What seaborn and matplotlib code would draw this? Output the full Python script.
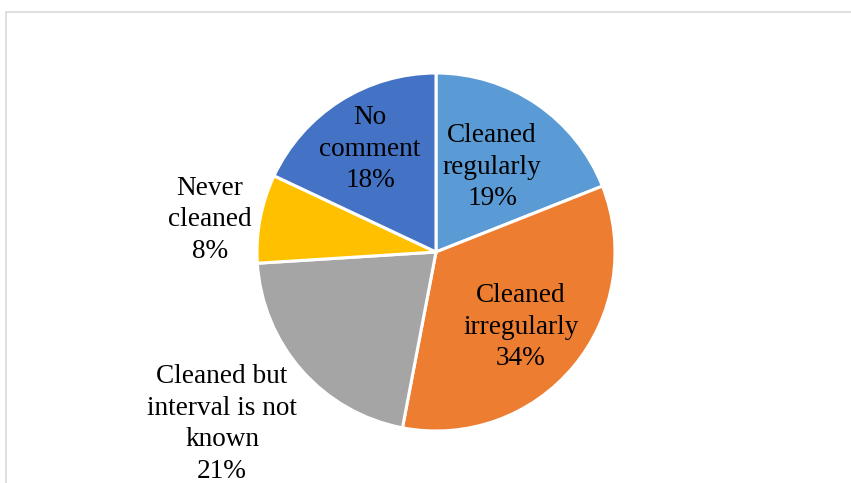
import matplotlib
matplotlib.use("Agg")
import matplotlib.pyplot as plt
from matplotlib.patches import Rectangle
import seaborn as sns

categories = ["Cleaned regularly", "Cleaned irregularly", "Cleaned but interval is not known",
              "Never cleaned", "No comment"]
values = [19, 34, 21, 8, 18]
colors = ["#5B9BD5", "#ED7D31", "#A5A5A5", "#FFC000", "#4472C4"]
label_text = ["Cleaned\nregularly", "Cleaned\nirregularly", "Cleaned but\ninterval is not\nknown",
              "Never\ncleaned", "No\ncomment"]

sns.set_theme(style="white")
plt.rcParams['font.family'] = ['Liberation Serif', 'DejaVu Serif']

W, H = 851, 483
fig = plt.figure(figsize=(W / 100, H / 100), dpi=100)
ax = fig.add_axes([0, 0, 1, 1])

# chart frame
ax.add_patch(Rectangle((6, -20), 900, H - 12 + 20, fill=False, edgecolor="#D9D9D9", linewidth=1.2))

cx, cy, r = 436, H - 252, 179
ax.pie(values, colors=colors, startangle=90, counterclock=False, center=(cx, cy), radius=r,
       wedgeprops=dict(edgecolor="white", linewidth=2.2), frame=True)
ax.set_xlim(0, W)
ax.set_ylim(0, H)
ax.set_aspect('equal')
ax.axis('off')

# label positions (pixel centers, top-down y)
pos = [(492, 167), (521, 327), (222, 424), (210, 220), (370, 149)]
for txt, v, (x, y) in zip(label_text, values, pos):
    ax.text(x, H - y, f"{txt}\n{v}%", ha="center", va="center", fontsize=19.6,
            color="black", linespacing=1.36)

fig.savefig("out.png", dpi=100)
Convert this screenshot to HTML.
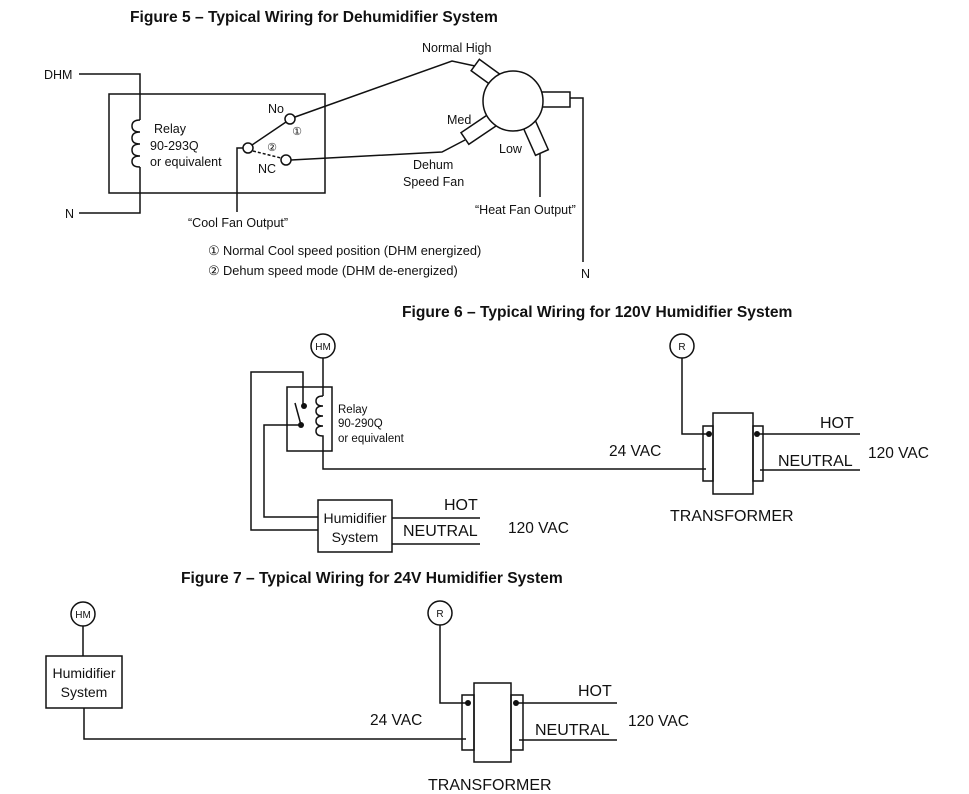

§ What the exercise asks
Both the first line of the records above and the line containing "ax.axis('off')" belong in the copy; please return them and every line between, exactly, minus the pictures.

§ Full solution
What seaborn and matplotlib code would draw this? Output the full Python script.
import matplotlib
matplotlib.use("Agg")
import matplotlib.pyplot as plt
from matplotlib.patches import Rectangle
import seaborn as sns

categories = ["Cleaned regularly", "Cleaned irregularly", "Cleaned but interval is not known",
              "Never cleaned", "No comment"]
values = [19, 34, 21, 8, 18]
colors = ["#5B9BD5", "#ED7D31", "#A5A5A5", "#FFC000", "#4472C4"]
label_text = ["Cleaned\nregularly", "Cleaned\nirregularly", "Cleaned but\ninterval is not\nknown",
              "Never\ncleaned", "No\ncomment"]

sns.set_theme(style="white")
plt.rcParams['font.family'] = ['Liberation Serif', 'DejaVu Serif']

W, H = 851, 483
fig = plt.figure(figsize=(W / 100, H / 100), dpi=100)
ax = fig.add_axes([0, 0, 1, 1])

# chart frame
ax.add_patch(Rectangle((6, -20), 900, H - 12 + 20, fill=False, edgecolor="#D9D9D9", linewidth=1.2))

cx, cy, r = 436, H - 252, 179
ax.pie(values, colors=colors, startangle=90, counterclock=False, center=(cx, cy), radius=r,
       wedgeprops=dict(edgecolor="white", linewidth=2.2), frame=True)
ax.set_xlim(0, W)
ax.set_ylim(0, H)
ax.set_aspect('equal')
ax.axis('off')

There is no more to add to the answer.